During an appearance on the Urgent Futures podcast, McKay reportedly dismissed the idea that voters should keep rallying behind Democrats despite deep dissatisfaction with the party’s record. Reports indicate he pointed to the party’s inability or unwillingness to fully hold Donald Trump accountable, using that frustration to underscore a broader attack on what he sees as institutional complacency.

McKay’s argument cuts past campaign slogans: he says a broken political system survives because too many comfortable supporters still benefit from it.
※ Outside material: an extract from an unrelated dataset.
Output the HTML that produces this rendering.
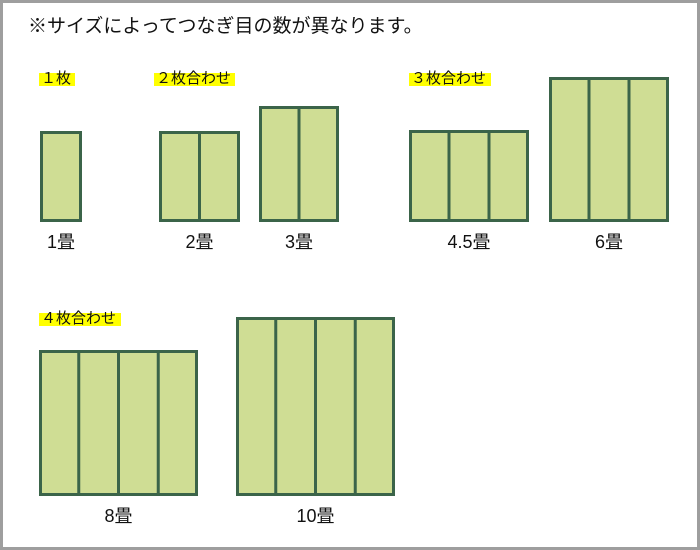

His sharpest criticism landed on white liberals, whom he described in severe terms while arguing they continue to draw advantages from the status quo. That line of attack fits a wider debate on the American left, where frustration has grown over whether establishment Democrats can meet demands for structural change or merely manage decline. McKay, long outspoken on politics beyond his film work, used the podcast to push that divide into the open.

Key Facts

  • Adam McKay made the remarks during an appearance on the Urgent Futures podcast.
  • He criticized the Democratic Party and rejected calls to automatically stand behind it.
  • He singled out white liberals, arguing they gain from a broken political system.
  • His comments centered on accountability, including frustration over Trump-related outcomes.

The comments arrive at a moment when public anger at both major parties continues to shape political and cultural conversations. In entertainment, where political speech often gets flattened into slogans, McKay’s blunt framing stands out because it targets his own side’s perceived comfort and caution rather than the usual partisan enemy. That makes the backlash — and the support — easier to predict.

What happens next matters less for party officials than for the broader coalition that claims to want reform. If McKay’s remarks gain traction, they could add fuel to an argument that symbolic opposition no longer satisfies voters who want measurable accountability and change. If they fade, they will still reflect a growing impatience with a political center that many critics believe has mistaken stability for progress.